Rachel Chavkin (“Hadestown”) is now the fourth woman to win Best Direction of a Musical. The first three were Julie Taymor for “The Lion King” in 1998, Susan Stroman for “The Producers” in 2001, and Diane Paulus for “Pippin” in 2013.
Ali Stroker (“Oklahoma!”) is not only the first disabled performer to have ever received a Tony nomination, she’s also the first a win. She is also the third person this past decade to win Best Featured Actress in a Musical for a Rodgers & Hammerstein show, following Ruthie Ann Miles for “The King and I” in 2015 and Lindsay Mendez for “Carousel” last year.
“The Boys in the Band” is the third production this past decade to win Best Play Revival and nothing else. “Skylight” in 2015 and “Jitney” in 2017 did the same.
Sam Mendes (“The Ferryman”) is now the fifth person to have won both an Oscar and a Tony for directing. He won the Oscar for “American Beauty” (1999) and now he’s the champ for Best Direction of a Play for “Ferryman.” Perhaps surprisingly, the theater vet had never won a directing Tony before. His four other Tonys have been for producing. The first four to win Oscar and Tony directing prizes were Elia Kazan, Jerome Robbins, Mike Nichols and Bob Fosse. Coincidentally, Fosse won his Oscar for the 1972 film adaptation of “Cabaret” while Mendes was Tony-nominated for co-directing (with Rob Marshall) the 1998 Broadway revival of that same musical.
Anaïs Mitchell (“Hadestown”) is the second solo woman to win Best Original Score. The first was Cyndi Lauper for “Kinky Boots” back in 2013.
“Oklahoma!” is the second consecutive Broadway production playing at Circle in the Square to win Best Musical Revival following “Once on This Island” last year. It is also the very first Broadway production of Rodgers and Hammerstein’s 1943 classic to have ever won a top honor from the American Theatre Wing. The original production predated the Tonys while the last Broadway production from 2002 lost Best Musical Revival to “Into the Woods.”
Bryan Cranston (“Network”) is the first performer to win Best Actor in a Play for a show that wasn’t even nominated for Best Play or Best Play Revival since James Corden for “One Man, Two Guvnors” in 2012.
For the second year in a row, a British import won Best Play. Last year, it was “Harry Potter and the Cursed Child.” This year, it’s “The Ferryman.” Both productions also have the same lead producer in Sonia Friedman.

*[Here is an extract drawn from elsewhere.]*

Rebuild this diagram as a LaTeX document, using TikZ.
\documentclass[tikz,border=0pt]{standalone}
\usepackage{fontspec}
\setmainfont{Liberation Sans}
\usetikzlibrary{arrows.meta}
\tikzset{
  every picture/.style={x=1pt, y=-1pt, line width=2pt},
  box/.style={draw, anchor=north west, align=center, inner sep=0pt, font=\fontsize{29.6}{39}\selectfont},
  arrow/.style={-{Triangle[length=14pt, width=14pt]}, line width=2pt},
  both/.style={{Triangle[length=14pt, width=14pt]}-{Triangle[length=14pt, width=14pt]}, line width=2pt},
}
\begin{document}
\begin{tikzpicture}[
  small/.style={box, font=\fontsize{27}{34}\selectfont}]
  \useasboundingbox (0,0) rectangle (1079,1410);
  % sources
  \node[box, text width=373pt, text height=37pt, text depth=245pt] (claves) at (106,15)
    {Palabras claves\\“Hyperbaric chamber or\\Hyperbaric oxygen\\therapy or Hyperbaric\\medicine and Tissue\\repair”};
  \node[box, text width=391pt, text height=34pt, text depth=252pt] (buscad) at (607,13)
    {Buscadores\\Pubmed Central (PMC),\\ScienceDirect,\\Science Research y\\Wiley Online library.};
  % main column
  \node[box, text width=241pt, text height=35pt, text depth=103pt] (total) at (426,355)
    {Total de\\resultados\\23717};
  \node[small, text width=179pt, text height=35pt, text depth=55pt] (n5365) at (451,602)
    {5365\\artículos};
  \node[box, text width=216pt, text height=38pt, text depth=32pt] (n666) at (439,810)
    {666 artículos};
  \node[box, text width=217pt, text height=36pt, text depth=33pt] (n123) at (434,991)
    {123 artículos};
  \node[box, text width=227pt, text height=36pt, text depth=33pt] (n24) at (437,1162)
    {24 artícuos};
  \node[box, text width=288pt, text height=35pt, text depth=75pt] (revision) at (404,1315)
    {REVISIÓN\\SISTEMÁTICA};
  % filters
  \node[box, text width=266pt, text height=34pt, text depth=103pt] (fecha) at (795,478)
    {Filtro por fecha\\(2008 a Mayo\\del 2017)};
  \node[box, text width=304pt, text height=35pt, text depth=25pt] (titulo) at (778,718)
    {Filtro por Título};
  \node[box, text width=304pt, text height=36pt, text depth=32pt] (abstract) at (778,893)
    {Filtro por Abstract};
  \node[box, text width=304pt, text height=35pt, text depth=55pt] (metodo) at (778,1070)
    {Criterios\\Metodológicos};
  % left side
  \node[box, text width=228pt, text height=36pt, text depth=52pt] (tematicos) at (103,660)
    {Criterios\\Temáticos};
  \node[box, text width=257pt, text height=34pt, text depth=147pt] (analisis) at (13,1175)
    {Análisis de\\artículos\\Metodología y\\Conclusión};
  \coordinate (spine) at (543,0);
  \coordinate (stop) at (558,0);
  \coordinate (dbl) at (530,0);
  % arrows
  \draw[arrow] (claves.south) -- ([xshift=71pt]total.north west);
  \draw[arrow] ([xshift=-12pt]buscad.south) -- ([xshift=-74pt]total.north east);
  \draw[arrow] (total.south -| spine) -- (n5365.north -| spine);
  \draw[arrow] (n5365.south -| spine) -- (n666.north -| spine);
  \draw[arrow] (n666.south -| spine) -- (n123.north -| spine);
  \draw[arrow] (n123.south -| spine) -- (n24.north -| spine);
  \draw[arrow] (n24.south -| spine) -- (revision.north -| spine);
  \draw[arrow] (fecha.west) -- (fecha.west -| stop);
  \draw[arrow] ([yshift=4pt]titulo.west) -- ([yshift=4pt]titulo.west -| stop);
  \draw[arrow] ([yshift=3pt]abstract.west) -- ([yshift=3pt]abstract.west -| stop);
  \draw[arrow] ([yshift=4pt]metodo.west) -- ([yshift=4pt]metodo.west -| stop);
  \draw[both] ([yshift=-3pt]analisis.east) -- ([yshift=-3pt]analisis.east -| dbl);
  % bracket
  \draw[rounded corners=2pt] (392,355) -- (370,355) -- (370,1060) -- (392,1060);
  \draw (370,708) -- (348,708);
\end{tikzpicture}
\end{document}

Santino Fontana (“Tootsie”) is the second consecutive performer to win Best Actor in a Musical for a David Yazbek show and the third overall. Tony Shalhoub won last year for “The Band’s Visit” while Norbert Leo Butz won in 2005 for “Dirty Rotten Scoundrels.” Coincidentally, Fontana is also the first performer to have won the Tony in this category without his show going on to win Best Musical or Best Musical Revival since the aforementioned Norbert Leo Butz for “Catch Me If You Can” in 2011.
Stephanie J. Block (“The Cher Show”) is the first to win Best Actress in a Musical for a show that wasn’t nominated for Best Musical or Best Musical Revival since Heather Headley for “Aida” back in 2000. Coincidentally, both of those winners also ended up beating an actress taking on the roles of Lilli Vanessi/Katharine in “Kiss Me, Kate.” Headley beat the late Marin Mazzie for the last Broadway revival in 2000 while Stephanie J. Block beat Kelli O’Hara for the current Broadway revival.
“Hadestown” is the first Best Musical winner to have not also taken Best Book of a Musical since “Kinky Boots” in 2013. It is also the first Best Musical winner to have only taken home one acting prize (for André De Shields) since “Fun Home” back in 2015. That show also won Best Actor in a Musical for Michael Cerveris.
The following winners who (so far) now have perfect track records at the Tonys are lighting designer Bradley King (“Hadestown”) and actor Bryan Cranston (“Network”). King previously won in 2017 for “Natasha, Pierre and the Great Comet of 1812” while Cranston won in 2014 for his Broadway debut as Lyndon B. Johnson in “All the Way.”
Here is an interesting connection between two of this year’s Tony winners: Robert Horn won Best Book of a Musical for “Tootsie,” while Best Actress in a Play winner Elaine May (“The Waverly Gallery”) did some uncredited rewrites on the screenplay for the original 1982 film.
The following Tony winners who are repeats from last year’s Laurence Olivier Awards in London are: Bertie Carvel (“Ink”), Sam Mendes (“The Ferryman”), Bryan Cranston (“Network”) and “The Ferryman” for Best Play.
Two of this year’s acting winners were able to topple their co-stars: André De Shields (“Hadestown”) beat Patrick Page for Best Featured Actor in a Musical while Ali Stroker (“Oklahoma!”) beat Mary Testa for Best Featured Actress in a Musical.
The following Broadway productions that had multiple Tony nominations yet went home empty-handed were “All My Sons,” “Beetlejuice,” “Bernhardt/Hamlet,” “Burn This,” “Gary: A Sequel to Titus Andronicus,” “King Kong,” “Kiss Me, Kate,” “The Prom,” “Torch Song” and “What the Constitution Means to Me.”